People deal with trauma differently. Some lean on their family and friends. Some fight so they can smile again. And then there are those who close in on themselves and eventually spiral out of control.

And then there's me.

I never spiraled out of control. I didn't drink, do drugs, or even smoke. I just stopped feeling. I was always the good girl, trying to please my mother in every possible way. Trying to get her attention, trying to get her to like me.

There's a little girl inside me, no older than seven, who screamed for help, but no one heard her. There's a seven-year-old inside my mind who hates her mother more than anything—a feeling no child should have towards her own mother. I remember those days like they were yesterday. I relive them in my nightmares.

I was seven when my mom left for the first time with my brother for a week. Taehyung didn't want to leave me alone, but Delilah dragged him with her, leaving me completely alone in that cold house. She left me fifteen dollars and some food in the fridge. I was seven. I didn't know how to cook; I couldn't even reach the kitchen table. The week went by, then another, and another. The feeling of hunger, the helplessness, and the loneliness still haunt me today. I would wake up alone after passing out from crying and screaming for help. I would get up, change my clothes, and walk to school alone. I would eat whatever I could find there.
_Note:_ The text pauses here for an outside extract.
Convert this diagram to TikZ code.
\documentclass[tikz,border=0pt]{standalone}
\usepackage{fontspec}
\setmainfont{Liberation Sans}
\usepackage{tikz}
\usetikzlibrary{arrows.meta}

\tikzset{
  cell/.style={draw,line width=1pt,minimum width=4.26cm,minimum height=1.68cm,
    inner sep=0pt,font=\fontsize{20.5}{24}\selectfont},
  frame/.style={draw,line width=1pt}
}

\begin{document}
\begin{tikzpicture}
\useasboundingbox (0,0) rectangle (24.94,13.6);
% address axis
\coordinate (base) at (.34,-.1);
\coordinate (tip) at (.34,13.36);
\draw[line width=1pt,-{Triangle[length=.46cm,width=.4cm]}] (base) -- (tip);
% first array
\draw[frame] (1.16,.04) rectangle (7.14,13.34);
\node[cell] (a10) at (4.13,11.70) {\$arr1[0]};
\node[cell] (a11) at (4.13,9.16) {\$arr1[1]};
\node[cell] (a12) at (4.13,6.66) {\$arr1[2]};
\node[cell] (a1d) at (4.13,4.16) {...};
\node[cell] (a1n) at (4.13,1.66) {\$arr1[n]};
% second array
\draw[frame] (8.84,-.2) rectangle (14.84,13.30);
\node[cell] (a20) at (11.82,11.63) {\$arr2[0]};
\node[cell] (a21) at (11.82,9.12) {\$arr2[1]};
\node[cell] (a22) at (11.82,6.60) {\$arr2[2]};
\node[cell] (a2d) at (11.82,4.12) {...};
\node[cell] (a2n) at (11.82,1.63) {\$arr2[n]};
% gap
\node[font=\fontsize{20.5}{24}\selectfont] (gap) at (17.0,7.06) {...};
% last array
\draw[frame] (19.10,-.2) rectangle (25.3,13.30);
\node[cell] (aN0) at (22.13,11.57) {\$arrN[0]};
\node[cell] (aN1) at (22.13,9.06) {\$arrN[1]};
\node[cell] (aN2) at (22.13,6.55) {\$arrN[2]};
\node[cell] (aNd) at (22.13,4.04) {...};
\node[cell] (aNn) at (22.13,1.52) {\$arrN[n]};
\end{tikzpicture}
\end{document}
By the third week, I was so hungry I couldn't stop crying. I couldn't sleep, I couldn't breathe. I screamed so loud, but no one heard me. Our neighbors had a little garden connected to our house, and I went over there in the middle of the night and stole some tomatoes. I took them home and ate them for days. I ate so many that I got sick to the point where I thought I was dying. I passed out at school, they called 911, and I almost ended up in foster care. But my mother came back that day with my brother, and they found me in the hospital. My mom lied, saying she'd been with me the entire time. Taehyung didn't say anything but hugged me so hard I almost lost my breath. And they let me go with her again, even though I begged them not to.
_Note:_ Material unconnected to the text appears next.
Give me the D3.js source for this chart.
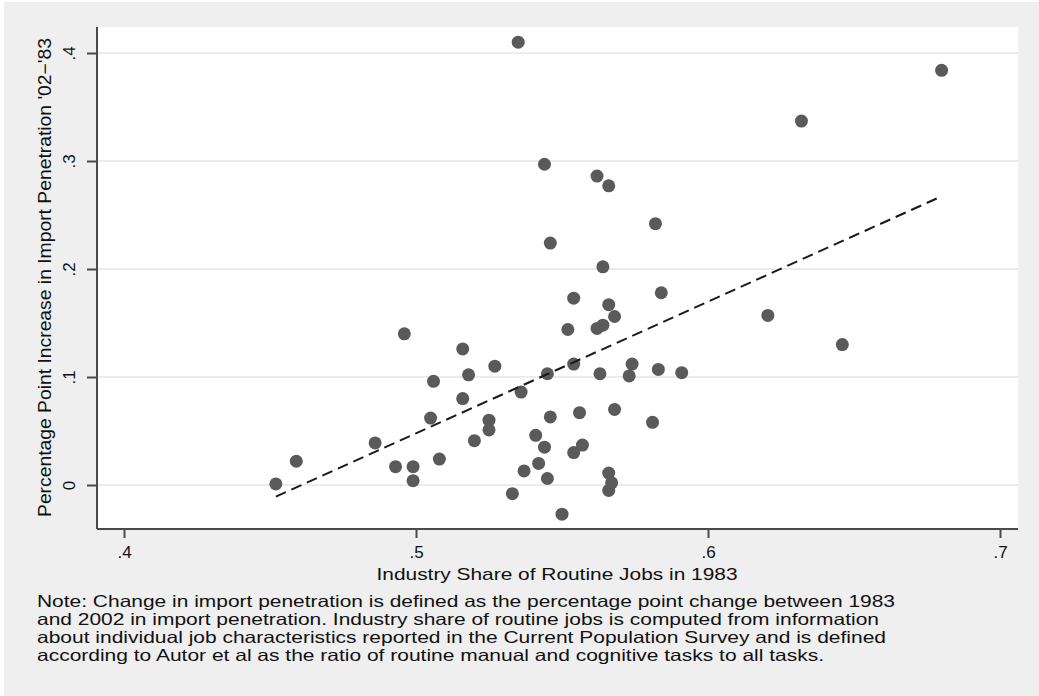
<!DOCTYPE html>
<html>
<head>
<meta charset="utf-8">
<script src="https://cdn.jsdelivr.net/npm/d3@7"></script>
<style>
  html, body { margin: 0; padding: 0; background: #fff; }
  svg { display: block; font-family: "Liberation Sans", Arial, sans-serif; }
</style>
</head>
<body>
<div id="chart"></div>
<script>
'use strict';

// routine job share in 1983 (x) and import penetration change '83-'02 (y)
const routineShare = [
    0.452, 0.459, 0.496, 0.486, 0.493, 0.499, 0.499, 0.506, 0.505, 0.508,
    0.516, 0.518, 0.516, 0.525, 0.525, 0.520, 0.527, 0.536, 0.545, 0.554,
    0.563, 0.574, 0.573, 0.583, 0.591, 0.546, 0.556, 0.568, 0.581, 0.541,
    0.544, 0.557, 0.554, 0.542, 0.537, 0.545, 0.566, 0.567, 0.566, 0.533,
    0.550, 0.544, 0.562, 0.566, 0.582, 0.546, 0.564, 0.554, 0.584, 0.566,
    0.568, 0.552, 0.562, 0.564, 0.535, 0.680, 0.632, 0.6205, 0.646
];
const importIncrease = [
    0.001, 0.022, 0.140, 0.039, 0.017, 0.017, 0.004, 0.096, 0.062, 0.024,
    0.126, 0.102, 0.080, 0.060, 0.051, 0.041, 0.110, 0.086, 0.103, 0.112,
    0.103, 0.112, 0.101, 0.107, 0.104, 0.063, 0.067, 0.070, 0.058, 0.046,
    0.035, 0.037, 0.030, 0.020, 0.013, 0.006, 0.011, 0.002, -0.005, -0.008,
    -0.027, 0.297, 0.286, 0.277, 0.242, 0.224, 0.202, 0.173, 0.178, 0.167,
    0.156, 0.144, 0.145, 0.148, 0.410, 0.384, 0.337, 0.157, 0.130
];
const xTicks = [0.4, 0.5, 0.6, 0.7];
const yTicks = [0, 0.1, 0.2, 0.3, 0.4];

const xTitle = 'Industry Share of Routine Jobs in 1983';
const yTitle = 'Percentage Point Increase in Import Penetration \'02\u2212\'83';
const noteLines = [
    'Note: Change in import penetration is defined as the percentage point change between 1983',
    'and 2002 in import penetration. Industry share of routine jobs is computed from information',
    'about individual job characteristics reported in the Current Population Survey and is defined',
    'according to Autor et al as the ratio of routine manual and cognitive tasks to all tasks.'
];
const noteWidths = [858, 842, 849, 787];

const width = 1039,
    height = 696,
    plot = {left: 97, right: 1018, top: 27, bottom: 529};

const points = routineShare.map((x, i) => ({x: x, y: importIncrease[i]}));

const x = d3.scaleLinear().domain([0.4, 0.7]).range([124, 1000]),
    y = d3.scaleLinear().domain([0, 0.4]).range([485, 53]);

const tickFormat = d => d === 0 ? '0' : d3.format('.1f')(d).replace(/^0/, '');

const svg = d3.select('#chart')
    .append('svg')
    .attr('width', width)
    .attr('height', height);

// graph region and plot region
svg.append('rect')
    .attr('x', 4).attr('y', 2)
    .attr('width', width - 4).attr('height', height - 2)
    .attr('fill', '#efefef');

svg.append('rect')
    .attr('x', plot.left).attr('y', plot.top)
    .attr('width', plot.right - plot.left).attr('height', plot.bottom - plot.top)
    .attr('fill', '#fff');

// gridlines
svg.append('g')
    .selectAll('line')
    .data(yTicks)
    .join('line')
    .attr('x1', plot.left).attr('x2', plot.right)
    .attr('y1', d => y(d)).attr('y2', d => y(d))
    .attr('stroke', '#ebebeb')
    .attr('stroke-width', 2);

// axes
const yAxis = svg.append('g')
    .attr('transform', 'translate(' + plot.left + ',0)')
    .call(d3.axisLeft(y).tickValues(yTicks).tickSize(10).tickSizeOuter(0).tickFormat(tickFormat));
yAxis.select('.domain')
    .attr('d', 'M0,' + plot.top + 'V' + plot.bottom);

const xAxis = svg.append('g')
    .attr('transform', 'translate(0,' + plot.bottom + ')')
    .call(d3.axisBottom(x).tickValues(xTicks).tickSize(9).tickSizeOuter(0).tickFormat(tickFormat));
xAxis.select('.domain')
    .attr('d', 'M' + plot.left + ',0H' + plot.right);

svg.selectAll('.domain, .tick line')
    .attr('stroke', '#4a4a4a')
    .attr('stroke-width', 2);

yAxis.selectAll('.tick text')
    .attr('x', null).attr('dy', null)
    .attr('transform', 'translate(-22,0) rotate(-90)')
    .attr('text-anchor', 'middle')
    .attr('fill', '#111')
    .style('font-size', '17px');

xAxis.selectAll('.tick text')
    .attr('y', 29).attr('dy', null)
    .attr('fill', '#111')
    .style('font-size', '17px');

// fitted values
const mx = d3.mean(points, d => d.x),
    my = d3.mean(points, d => d.y),
    slope = d3.sum(points, d => (d.x - mx) * (d.y - my)) / d3.sum(points, d => (d.x - mx) ** 2),
    intercept = my - slope * mx,
    xExtent = d3.extent(points, d => d.x);

// points
svg.append('g')
    .selectAll('circle')
    .data(points)
    .join('circle')
    .attr('cx', d => x(d.x))
    .attr('cy', d => y(d.y))
    .attr('r', 6.5)
    .attr('fill', '#5a5a5a');

svg.append('path')
    .datum(xExtent.map(v => ({x: v, y: intercept + slope * v})))
    .attr('d', d3.line().x(d => x(d.x)).y(d => y(d.y)))
    .attr('fill', 'none')
    .attr('stroke', '#1a1a1a')
    .attr('stroke-width', 2)
    .attr('stroke-dasharray', '11,6');

// titles
svg.append('text')
    .attr('x', 557).attr('y', 580)
    .attr('text-anchor', 'middle')
    .attr('textLength', 361)
    .attr('lengthAdjust', 'spacingAndGlyphs')
    .attr('fill', '#111')
    .style('font-size', '17px')
    .text(xTitle);

svg.append('text')
    .attr('transform', 'translate(51,277.5) rotate(-90)')
    .attr('text-anchor', 'middle')
    .attr('textLength', 479)
    .attr('lengthAdjust', 'spacingAndGlyphs')
    .attr('fill', '#111')
    .style('font-size', '18px')
    .text(yTitle);

svg.append('g')
    .selectAll('text')
    .data(noteLines)
    .join('text')
    .attr('x', 37)
    .attr('y', (d, i) => 607 + i * 18)
    .attr('textLength', (d, i) => noteWidths[i])
    .attr('lengthAdjust', 'spacingAndGlyphs')
    .attr('fill', '#111')
    .style('font-size', '16.5px')
    .text(d => d);
</script>
</body>
</html>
That little girl suffered so much trauma. So many nights my mom did anything for money, even if it meant hurting us. "You're so pretty," she'd say, "you'd make good money." She repeated that every night until I turned eleven and realized what was happening. She stopped because she knew we were getting older and wiser. All our mom cared about was drugs and money.

There's a little girl with big, shiny brown eyes, wearing pigtails and old clothes, who only wanted love—who only wanted to escape her mother. And even to this day, she can't.
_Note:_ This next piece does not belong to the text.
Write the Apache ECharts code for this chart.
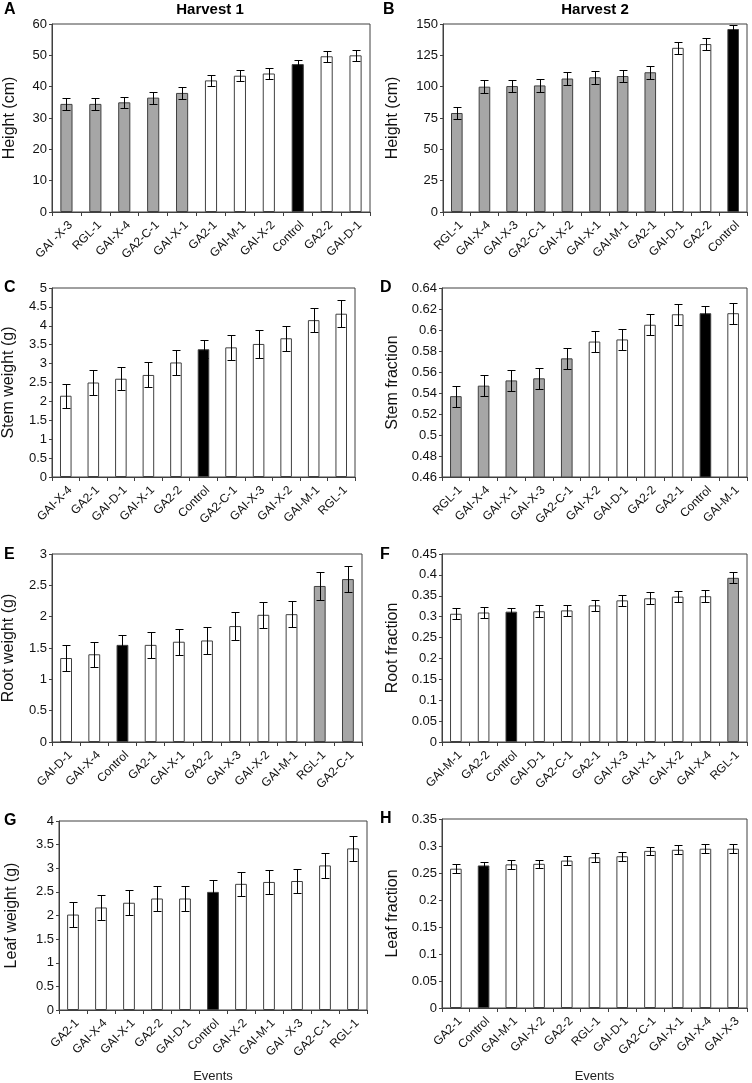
<!DOCTYPE html>
<html><head><meta charset="utf-8">
<script src="https://cdn.jsdelivr.net/npm/echarts@6/dist/echarts.min.js"></script>
<style>html,body{margin:0;padding:0;background:#fff}#c{width:752px;height:1083px}</style>
</head><body><div id="c"></div>
<script>
// ---------- DATA ----------
const catsA = ['GAI -X-3','RGL-1','GAI-X-4','GA2-C-1','GAI-X-1','GA2-1','GAI-M-1','GAI-X-2','Control','GA2-2','GAI-D-1'];
const valsA = [34.5,34.5,35,36.5,38,42,43.5,44.2,47.2,49.7,50];
const errA  = [2.0,2.0,1.8,1.9,1.8,1.8,1.8,1.9,1.2,1.8,1.7];
const grayA = ['GAI -X-3','RGL-1','GAI-X-4','GA2-C-1','GAI-X-1'];

const catsB = ['RGL-1','GAI-X-4','GAI-X-3','GA2-C-1','GAI-X-2','GAI-X-1','GAI-M-1','GA2-1','GAI-D-1','GA2-2','Control'];
const valsB = [79,100,100.5,101,106.5,107.5,108.5,111.5,131,134,146];
const errB  = [5,5,5,5,5,5,5,5,5,5,3.5];
const grayB = ['RGL-1','GAI-X-4','GAI-X-3','GA2-C-1','GAI-X-2','GAI-X-1','GAI-M-1','GA2-1'];

const catsC = ['GAI-X-4','GA2-1','GAI-D-1','GAI-X-1','GA2-2','Control','GA2-C-1','GAI-X-3','GAI-X-2','GAI-M-1','RGL-1'];
const valsC = [2.15,2.5,2.6,2.7,3.03,3.38,3.43,3.52,3.67,4.15,4.32];
const errC  = [0.32,0.33,0.31,0.33,0.33,0.24,0.33,0.37,0.33,0.32,0.35];
const grayC = [];

const catsD = ['RGL-1','GAI-X-4','GAI-X-1','GAI-X-3','GA2-C-1','GAI-X-2','GAI-D-1','GA2-2','GA2-1','Control','GAI-M-1'];
const valsD = [0.537,0.547,0.552,0.554,0.573,0.589,0.591,0.605,0.615,0.616,0.616];
const errD  = [0.010,0.010,0.010,0.010,0.010,0.010,0.010,0.010,0.010,0.007,0.010];
const grayD = ['RGL-1','GAI-X-4','GAI-X-1','GAI-X-3','GA2-C-1'];

const catsE = ['GAI-D-1','GAI-X-4','Control','GA2-1','GAI-X-1','GA2-2','GAI-X-3','GAI-X-2','GAI-M-1','RGL-1','GA2-C-1'];
const valsE = [1.34,1.4,1.55,1.55,1.6,1.62,1.85,2.03,2.04,2.49,2.6];
const errE  = [0.2,0.2,0.15,0.21,0.21,0.21,0.23,0.21,0.21,0.22,0.21];
const grayE = ['RGL-1','GA2-C-1'];

const catsF = ['GAI-M-1','GA2-2','Control','GAI-D-1','GA2-C-1','GA2-1','GAI-X-3','GAI-X-1','GAI-X-2','GAI-X-4','RGL-1'];
const valsF = [0.307,0.31,0.312,0.313,0.315,0.327,0.339,0.344,0.348,0.349,0.393];
const errF  = [0.013,0.014,0.009,0.014,0.014,0.013,0.014,0.014,0.014,0.014,0.013];
const grayF = ['RGL-1'];

const catsG = ['GA2-1','GAI-X-4','GAI-X-1','GA2-2','GAI-D-1','Control','GAI-X-2','GAI-M-1','GAI -X-3','GA2-C-1','RGL-1'];
const valsG = [2.02,2.17,2.27,2.36,2.36,2.5,2.67,2.71,2.73,3.06,3.42];
const errG  = [0.26,0.26,0.26,0.26,0.26,0.25,0.26,0.26,0.26,0.26,0.26];
const grayG = [];

const catsH = ['GA2-1','Control','GAI-M-1','GAI-X-2','GA2-2','RGL-1','GAI-D-1','GA2-C-1','GAI-X-1','GAI-X-4','GAI-X-3'];
const valsH = [0.258,0.264,0.266,0.267,0.273,0.279,0.281,0.291,0.293,0.295,0.295];
const errH  = [0.008,0.006,0.008,0.008,0.008,0.008,0.008,0.008,0.008,0.008,0.008];
const grayH = [];

const yTitles = ['Height (cm)','Height (cm)','Stem weight (g)','Stem fraction','Root weight (g)','Root fraction','Leaf weight (g)','Leaf fraction'];
const panelLetters = ['A','B','C','D','E','F','G','H'];
const harvestTitles = ['Harvest 1','Harvest 2'];
const xTitle = 'Events';

// ---------- LAYOUT / STYLE ----------
const panels = [
  {cats:catsA, vals:valsA, err:errA, gray:grayA, min:0, max:60, interval:10, grid:{left:52,top:24,width:318,height:188}, gap:34, xgap:0},
  {cats:catsB, vals:valsB, err:errB, gray:grayB, min:0, max:150, interval:25, grid:{left:443,top:24,width:304,height:188}, gap:42, xgap:0},
  {cats:catsC, vals:valsC, err:errC, gray:grayC, min:0, max:5, interval:0.5, grid:{left:52,top:288,width:303,height:189}, gap:35, xgap:0},
  {cats:catsD, vals:valsD, err:errD, gray:grayD, min:0.46, max:0.64, interval:0.02, grid:{left:442,top:288,width:305,height:189}, gap:41, xgap:0},
  {cats:catsE, vals:valsE, err:errE, gray:grayE, min:0, max:3, interval:0.5, grid:{left:52,top:554,width:310,height:188}, gap:35, xgap:0},
  {cats:catsF, vals:valsF, err:errF, gray:grayF, min:0, max:0.45, interval:0.05, grid:{left:442,top:554,width:305,height:188}, gap:41, xgap:0},
  {cats:catsG, vals:valsG, err:errG, gray:grayG, min:0, max:4, interval:0.5, grid:{left:59,top:821,width:308,height:189}, gap:39, xgap:60},
  {cats:catsH, vals:valsH, err:errH, gray:grayH, min:0, max:0.35, interval:0.05, grid:{left:442,top:819,width:305,height:189}, gap:41, xgap:62}
];
const letterPos = [[4,10],[383,10],[4,288],[380,288],[4,555],[380,555],[4,821],[380,819]];

const FONT = 'Liberation Sans, Arial, sans-serif';
const EDGE = '#404040';
const GRAY = '#a6a6a6';

function fillFor(p, c){
  if (c === 'Control') return '#000';
  if (p.gray.indexOf(c) >= 0) return GRAY;
  return '#fff';
}

const grids=[], xAxes=[], yAxes=[], series=[];
panels.forEach((p,i)=>{
  grids.push(Object.assign({show:true, borderColor:EDGE, borderWidth:1, backgroundColor:'transparent', containLabel:false, outerBoundsMode:'none'}, p.grid));
  xAxes.push({type:'category', gridIndex:i, data:p.cats,
    axisLine:{lineStyle:{color:EDGE,width:1}},
    axisTick:{show:true, length:4, interval:0, lineStyle:{color:EDGE}},
    axisLabel:{rotate:45, interval:0, fontSize:12, color:'#111', fontFamily:FONT, margin:7, verticalAlign:'top'},
    name: (i>=6 ? xTitle : ''), nameLocation:'middle', nameGap:p.xgap,
    nameTextStyle:{fontSize:13, color:'#222', fontFamily:FONT}
  });
  yAxes.push({type:'value', gridIndex:i, min:p.min, max:p.max, interval:p.interval,
    splitLine:{show:false},
    axisLine:{show:true, lineStyle:{color:EDGE,width:1}},
    axisTick:{show:true, length:3, lineStyle:{color:EDGE}},
    axisLabel:{fontSize:13, color:'#111', fontFamily:FONT, margin:5},
    name:yTitles[i], nameLocation:'middle', nameGap:p.gap,
    nameTextStyle:{fontSize:16, color:'#111', fontFamily:FONT}
  });
  series.push({type:'bar', xAxisIndex:i, yAxisIndex:i, barWidth:'42%', clip:true,
    data:p.vals.map((v,k)=>({value:v, itemStyle:{color:fillFor(p,p.cats[k]), borderColor:EDGE, borderWidth:1}})),
    animation:false, silent:true
  });
  series.push({type:'custom', xAxisIndex:i, yAxisIndex:i, z:5, animation:false, silent:true,
    encode:{x:0,y:1},
    data:p.vals.map((v,k)=>[k, v, p.err[k]]),
    renderItem:function(params, api){
      const x=api.value(0), v=api.value(1), e=api.value(2);
      const t=api.coord([x, v+e]), b=api.coord([x, v-e]);
      const cx=Math.round(t[0])+0.5, ty=Math.round(t[1])+0.5, by=Math.round(b[1])+0.5;
      const hw=4, st={stroke:'#000', lineWidth:1};
      return {type:'group', children:[
        {type:'line', shape:{x1:cx,y1:ty,x2:cx,y2:by}, style:st},
        {type:'line', shape:{x1:cx-hw,y1:ty,x2:cx+hw,y2:ty}, style:st},
        {type:'line', shape:{x1:cx-hw,y1:by,x2:cx+hw,y2:by}, style:st}
      ]};
    }
  });
});

const graphics = [];
panelLetters.forEach((L,i)=>{
  graphics.push({type:'text', x:letterPos[i][0], y:letterPos[i][1],
    style:{text:L, font:'bold 16px '+FONT, fill:'#000', verticalAlign:'middle'}});
});
graphics.push({type:'text', x:210, y:10, style:{text:harvestTitles[0], font:'bold 15px '+FONT, fill:'#000', align:'center', verticalAlign:'middle'}});
graphics.push({type:'text', x:595, y:10, style:{text:harvestTitles[1], font:'bold 15px '+FONT, fill:'#000', align:'center', verticalAlign:'middle'}});

const chart = echarts.init(document.getElementById('c'), null, {renderer:'canvas'});
chart.setOption({animation:false, grid:grids, xAxis:xAxes, yAxis:yAxes, series:series, graphic:graphics});
</script></body></html>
It's been five days since Delilah showed up in the parking lot of the club. Five days since Hanni met her. Five days since Delilah embarrassed me in front of her. Five days since I cried like a little girl in her arms. Five days since I went radio silent.

Delilah has asked for money at least five more times since that day, and I sent her everything I had because I'm not strong enough to fight her. I'm not strong enough to handle her. I never have been. I'm still that little girl who let her mother control her life, that little girl too scared to say no.

That little girl who was so innocent she pretended to be asleep while a stranger was in the room with her, making strange noises. She was too scared to run, too scared to breathe, too scared to cry.

I haven't left the dorm in those days. I called in sick at the diner, and I've missed all my classes. I can't move. I don't want to. I just want to die in this bed. Haerin's been too busy to check on me, but she does from time to time. She brings me food, water, and tries to talk to me—she also tells me Hanni is worried, which I know. I have a lot of messages from her, a lot of missed calls. She even showed up at the dorm, but I didn't see her. I can't face her. I can't see her.